RST Design Principle: Substrate Uniqueness and the Rejection of Multiverses
Reactive Substrate Theory (RST) admits only a single physical universe, not as a metaphysical assumption but as a consequence of substrate dynamics. In RST, spacetime, matter, and time emerge from one continuous, reactive substrate whose evolution is governed by local interactions and irreversible entropy production.
Multiverse proposals typically arise from extending mathematical formalisms beyond their physical domain, invoking global state branching, indefinite duplication of degrees of freedom, or permanently causally disconnected regions. RST evaluates such proposals using a physical criterion: whether a reactive substrate subject to local dynamics and thermodynamic constraints could sustain them.

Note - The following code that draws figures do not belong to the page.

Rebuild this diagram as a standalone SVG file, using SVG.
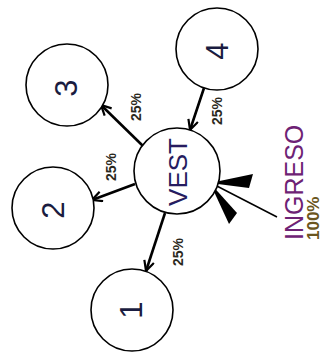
<svg xmlns="http://www.w3.org/2000/svg" width="327" height="356" viewBox="0 0 327 356">
<defs>
<marker id="open" viewBox="0 0 12 12" refX="11" refY="6" markerWidth="12" markerHeight="12" markerUnits="userSpaceOnUse" orient="auto">
<path d="M1,1 L11,6 L1,11" fill="none" stroke="#000" stroke-width="2.2"/>
</marker>
</defs>
<style>
.node{fill:#fff;stroke:#000;stroke-width:1.6}
.edge{stroke:#000;stroke-width:2.6;fill:none;marker-end:url(#open)}
.num{font-family:"Liberation Sans",Arial,sans-serif;font-size:31px;fill:#1a1c40;text-anchor:middle}
.pct{font-family:"Liberation Sans",Arial,sans-serif;font-size:14px;font-weight:bold;fill:#2a2820;text-anchor:middle}
</style>
<rect width="327" height="356" fill="#fff"/>
<g id="connectors">
<line class="edge" x1="143" y1="146" x2="101" y2="105"/>
<line class="edge" x1="135" y1="184" x2="92" y2="200"/>
<line class="edge" x1="165" y1="213" x2="146" y2="271"/>
<line class="edge" x1="204" y1="88" x2="190" y2="130"/>
<g id="ingreso-arrow">
<line x1="277" y1="217" x2="211" y2="183" stroke="#000" stroke-width="1.5"/>
<polygon points="210,183 253,174 249,188" fill="#000"/>
<polygon points="210,183 237,213 229,224" fill="#000"/>
</g>
</g>
<g id="node-vest">
<circle class="node" cx="177" cy="171" r="43"/>
<text transform="translate(177.5,172) rotate(-90)" x="0" y="9.3" font-family="'Liberation Sans',Arial,sans-serif" font-size="26" fill="#261c60" text-anchor="middle">VEST</text>
</g>
<g id="node-1">
<circle class="node" cx="132" cy="310" r="41"/>
<text class="num" transform="translate(131,310) rotate(-90)" x="0" y="11">1</text>
</g>
<g id="node-2">
<circle class="node" cx="53" cy="208" r="41"/>
<text class="num" transform="translate(53,210) rotate(-90)" x="0" y="11">2</text>
</g>
<g id="node-3">
<circle class="node" cx="67" cy="85" r="41"/>
<text class="num" transform="translate(66,88) rotate(-90)" x="0" y="11">3</text>
</g>
<g id="node-4">
<circle class="node" cx="217" cy="49" r="41"/>
<text class="num" transform="translate(217,51) rotate(-90)" x="0" y="11">4</text>
</g>
<g id="labels">
<text class="pct" transform="translate(136,107) rotate(-90)" x="0" y="5">25%</text>
<text class="pct" transform="translate(111,167) rotate(-90)" x="0" y="5">25%</text>
<text class="pct" transform="translate(178,252) rotate(-90)" x="0" y="5">25%</text>
<text class="pct" transform="translate(217,111) rotate(-90)" x="0" y="5">25%</text>
</g>
<g id="ingreso">
<text transform="translate(294,240) rotate(-90)" x="0" y="9" font-family="'Liberation Sans',Arial,sans-serif" font-size="25" fill="#6e2274">INGRESO</text>
<text transform="translate(313,240) rotate(-90)" x="0" y="6" font-family="'Liberation Sans',Arial,sans-serif" font-size="17" font-weight="bold" fill="#6a5520">100%</text>
</g>
</svg>
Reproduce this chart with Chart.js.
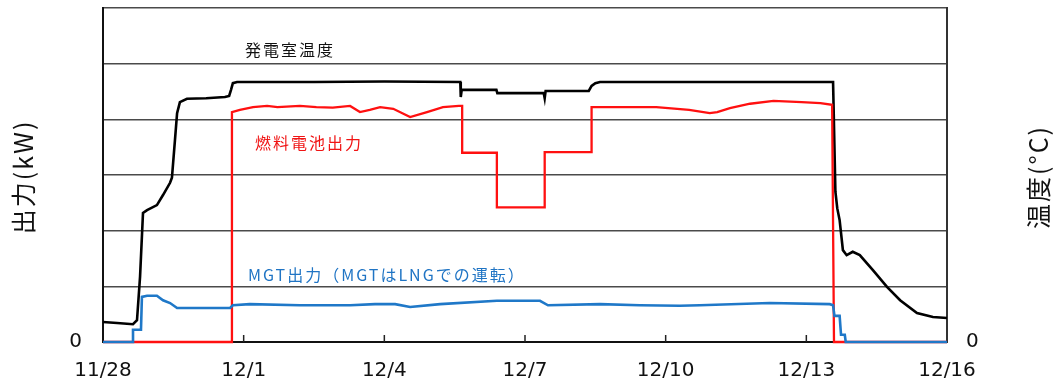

Within RST, substrate evolution is intrinsically dissipative. Any process that generates structure, temporal variation, or information gradients necessarily produces entropy. Mechanisms that require unbounded coherence, indefinite branching, or perfect isolation of causal domains are dynamically unstable and cannot be maintained within a single reactive substrate.
This restriction parallels RST’s treatment of closed timelike curves: such configurations may exist as formal solutions of mathematical equations, but are rejected as physically unrealizable once entropy production, instability, and loss of predictability are taken seriously.
Contrast with Many-Worlds Quantum Mechanics: Whereas Many-Worlds interprets quantum evolution as branching into non-interacting universal wavefunctions, RST permits no physical mechanism by which a single entropy-producing substrate could split into permanently isolated, dynamically independent realities.
RST therefore does not ask how many universes a mathematical framework can describe. It asks how many a physical substrate, constrained by thermodynamics, can sustain.
Design implication: any proposal requiring multiple universes, permanent branching, or infinite coherence is ruled out by RST before ontological speculation begins.